## Begin Source excerpt

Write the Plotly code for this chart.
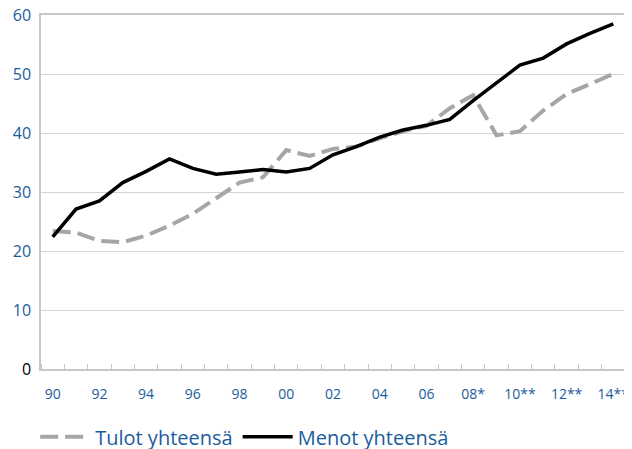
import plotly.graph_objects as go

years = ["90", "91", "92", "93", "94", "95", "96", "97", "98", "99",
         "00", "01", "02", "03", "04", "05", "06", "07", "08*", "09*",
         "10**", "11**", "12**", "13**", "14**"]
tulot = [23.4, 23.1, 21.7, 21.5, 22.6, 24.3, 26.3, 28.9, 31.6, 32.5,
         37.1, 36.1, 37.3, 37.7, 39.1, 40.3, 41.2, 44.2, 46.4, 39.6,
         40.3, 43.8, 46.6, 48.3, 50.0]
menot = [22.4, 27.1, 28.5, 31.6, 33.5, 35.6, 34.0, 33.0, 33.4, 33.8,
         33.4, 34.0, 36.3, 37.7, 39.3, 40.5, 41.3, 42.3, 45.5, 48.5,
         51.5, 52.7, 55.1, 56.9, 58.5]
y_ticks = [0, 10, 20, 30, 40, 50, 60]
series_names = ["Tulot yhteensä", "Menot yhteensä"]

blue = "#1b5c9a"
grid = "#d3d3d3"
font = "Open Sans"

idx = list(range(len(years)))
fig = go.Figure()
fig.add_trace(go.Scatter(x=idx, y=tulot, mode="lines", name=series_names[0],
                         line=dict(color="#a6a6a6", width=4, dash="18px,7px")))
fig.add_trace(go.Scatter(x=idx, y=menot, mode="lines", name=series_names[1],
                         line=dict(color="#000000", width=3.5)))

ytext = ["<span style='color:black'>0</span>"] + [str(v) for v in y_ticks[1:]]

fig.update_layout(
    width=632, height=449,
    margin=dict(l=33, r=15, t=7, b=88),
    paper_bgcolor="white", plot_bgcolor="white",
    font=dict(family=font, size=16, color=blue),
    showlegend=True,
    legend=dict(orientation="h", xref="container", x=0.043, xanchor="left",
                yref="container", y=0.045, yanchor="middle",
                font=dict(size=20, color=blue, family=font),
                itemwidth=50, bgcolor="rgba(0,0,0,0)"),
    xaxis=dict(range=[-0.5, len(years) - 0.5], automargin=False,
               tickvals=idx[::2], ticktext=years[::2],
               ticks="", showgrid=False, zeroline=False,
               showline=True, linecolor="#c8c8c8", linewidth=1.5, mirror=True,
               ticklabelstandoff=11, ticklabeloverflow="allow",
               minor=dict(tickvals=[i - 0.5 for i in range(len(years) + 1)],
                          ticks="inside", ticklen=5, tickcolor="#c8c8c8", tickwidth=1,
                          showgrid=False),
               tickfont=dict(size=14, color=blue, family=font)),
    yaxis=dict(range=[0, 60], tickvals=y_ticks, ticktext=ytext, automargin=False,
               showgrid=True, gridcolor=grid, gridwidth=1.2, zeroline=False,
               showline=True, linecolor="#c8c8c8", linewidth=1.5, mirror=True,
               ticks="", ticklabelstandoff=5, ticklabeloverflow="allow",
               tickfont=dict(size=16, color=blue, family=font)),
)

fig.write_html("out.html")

## End Source excerpt

_Aim_. Skip every picture and return the lines above from the top through the one that contains "import plotly.graph_objects as go".

_Solution for this problem_.
Write the Plotly code for this chart.
import plotly.graph_objects as go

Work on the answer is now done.